満足度★★★
反転しながら反復
昭和時代の男女2人の生活を様々な手法を用いて幻想的に描いた作品でした。原作の漫画および、あがた森魚さんの曲も見聞きしたことがないので、どの程度舞台化に際して変わったのかは分かりませんが、どんどん世界が引っくり返って行くような展開が楽しかったです。
基本的には一郎を演じる寺十吾さんと幸子を演じる緒川たまきさんの2人芝居で、そこに石丸だいこさんが演じる幸子の分身的な存在が時折現れたり、あがた森魚さんがギターを抱えて歌いながら舞台に現れる構成でした。2人が言い合いになるシーンが何度もあり、片側の言い分が正しく見えていたのが、同じやりとりが再度繰り返されるときには小道具の処理によって正誤が逆転する演出が面白かったです。
膨大でしかも繰り返しが多くてややこしい台詞を相手に2人とも奮闘していたとは思いますが、寺十さんのミスが目立ったのが残念でした。キャラクターとしてはうだつが上がらない男の感じが良く出ていて良かったです。緒川さんは様々な声色を使い分け、可愛らしさの中にうっすら狂気を感じさせて魅力的でした。最近エキセントリックな役が続いているので異なるタイプの役も見てみたいです。

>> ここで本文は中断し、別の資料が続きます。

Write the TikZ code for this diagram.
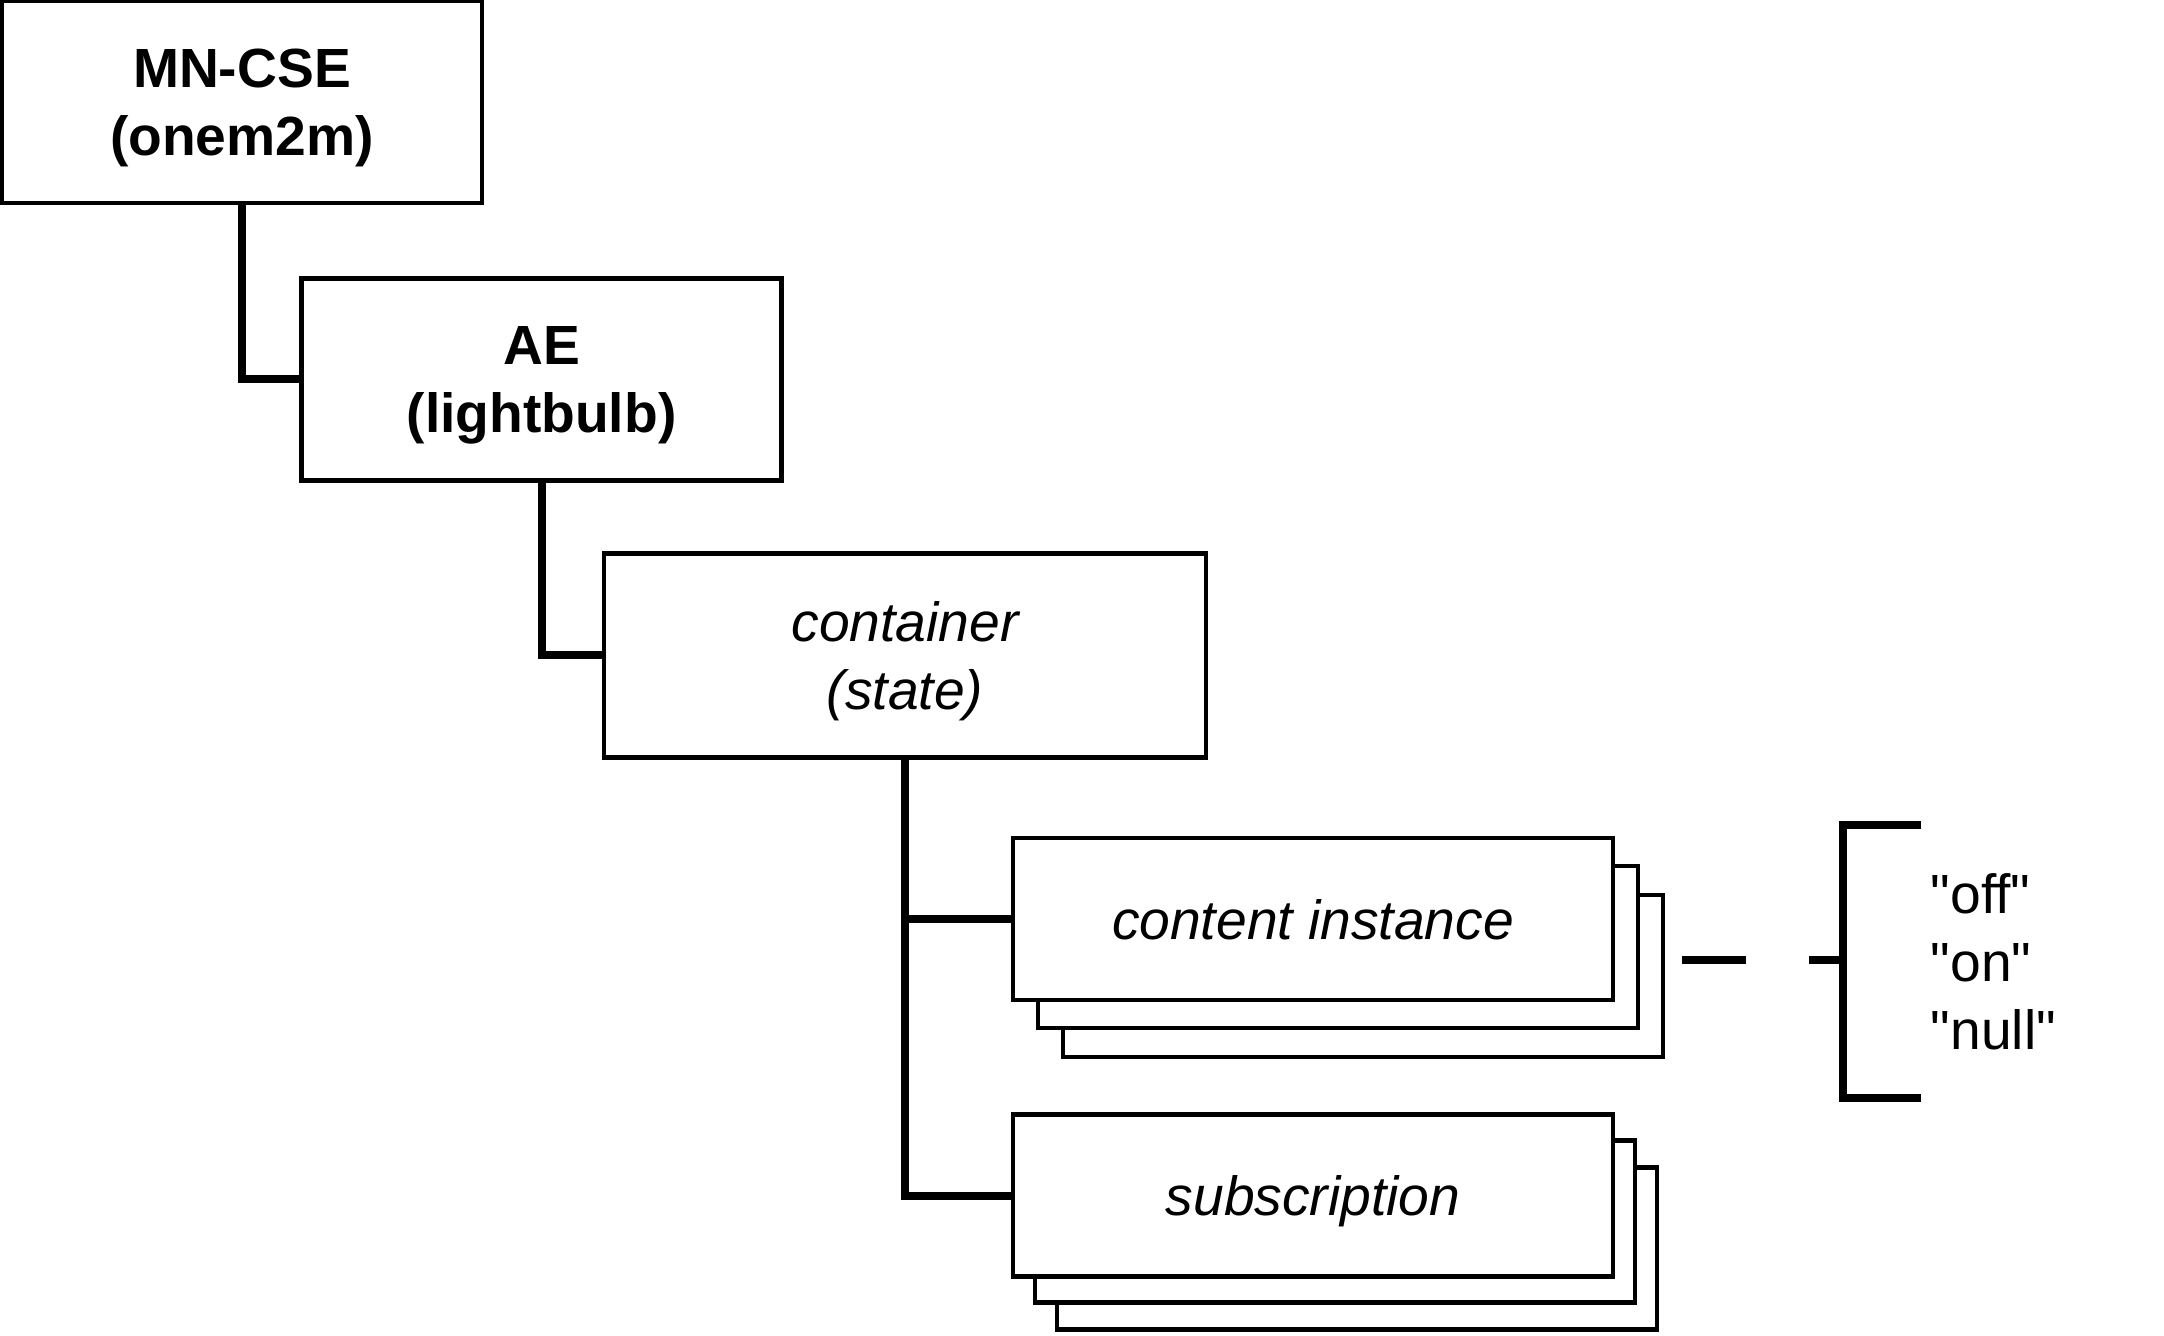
\documentclass[tikz,border=0pt]{standalone}
\usepackage{fontspec}
\setmainfont{Liberation Sans}[Ligatures=TeXOff]
\usetikzlibrary{positioning}
\tikzset{
  resbox/.style={draw=black,fill=white,line width=1.1pt,inner sep=0pt,align=center,
    font=\fontsize{13.8}{17}\selectfont},
  bigbox/.style={resbox,minimum width=120pt,minimum height=50.5pt,text depth=-0.5pt},
  widebox/.style={resbox,minimum width=150.5pt,minimum height=51pt,text depth=-0.5pt},
  stackbox/.style={resbox,minimum width=150pt,minimum height=40.5pt,text depth=0pt},
  link/.style={line width=2pt},
}
\begin{document}
\begin{tikzpicture}[x=0.25pt,y=-0.25pt]
\useasboundingbox (0,0) rectangle (2164,1336);
% Drawing resources
\node[bigbox] (mncse) at (242,102) {\bfseries MN-CSE\\\bfseries (onem2m)};
\node[bigbox] (ae) at (541.5,379.5) {\bfseries AE\\\bfseries (lightbulb)};
\node[widebox] (cnt) at (905,655.5) {\itshape container\\\itshape (state)};
% Stacked instances, back layers first
\foreach \dx/\dy in {50/57,25/28}
  \node[stackbox] (ci\dx) at (1313+\dx,919+\dy) {};
\node[stackbox] (ci) at (1313,919) {\itshape content instance};
\foreach \dx/\dy in {44/53,22/26}
  \node[stackbox] (sub\dx) at (1313+\dx,1195.5+\dy) {};
\node[stackbox] (sub) at (1313,1195.5) {\itshape subscription};
% Done with resources; drawing links
\draw[link] (mncse.south) |- (ae.west);
\draw[link] (ae.south) |- (cnt.west);
\draw[link] (cnt.south) |- (ci.west);
\draw[link] (cnt.south) |- (sub.west);
% Possible values of a content instance
\coordinate (tick) at (1682,960);
\coordinate (brk) at (1843,960);
\draw[line width=1.8pt,dash pattern=on 16pt off 15.75pt] (tick) -- (brk);
\draw[link] (1921,825) -- (1843,825) -- (brk) -- (1843,1098) -- (1921,1098);
\node[anchor=west,align=left,inner sep=0pt,font=\fontsize{13.8}{17}\selectfont] (vals) at (1930,962) {"off"\\"on"\\"null"};
\end{tikzpicture}
\end{document}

あがたさんの歌は味があってとても良かったのですが、舞台の進行にあまり絡んでいなくて唐突に感じました。チラシには書いていなかったのですが、5人編成のタンゴバンドも演奏し、迫力があってよかったです。前半はあまり出番がないのに舞台上に座っているのは観客としても演奏者としてもメリットが無い様に思いました。
しりとりになって延々と繋がる台詞や、手品みたいな瞬時の転換、映像に写し出されるシルエットと同期して動く役者など、天野天街さんならではの手法が沢山使われていましたが、それが物語から浮いていてまとまりがなく、間延びした印象になっていたのが残念でした。終演後に緒川さんと少し話したのですが、稽古時間が少なくて独特なメソッドを体得するのに苦労したとのことでした。もっと時間をかけて作れば手法や形式と内容が合致した統一感のある作品になったと思います。
満足度★★
幻想の昭和
濃密、かつシニカル。それが単なる郷愁でない、詩的な「昭和」を幻出させている。
あの時代にサブカルチャーの洗礼を受けた私のような世代には、
「…昨日もそう思った」
という決めゼリフにクラッとくる。でも単なる懐古芝居じゃない。
というかこれは全然懐古ではない。
じゃあなんなのかと言われると困るようなものだけれど。
満足度★★
初日、開場15分押し、開演10分押し。
舞台稽古が押したと思われる。
はっきり言って企画倒れ。
数個の優れていないアイデアと言葉遊びで1時間45分は持たない。
あがた森魚も、生演奏も、天野作品に合わず。
緒川たまき大健闘。寺十吾も健闘。だが空し。
まだ舞台転換等に手間取っている状態だから、行くなら楽日に近い方が良いと思う。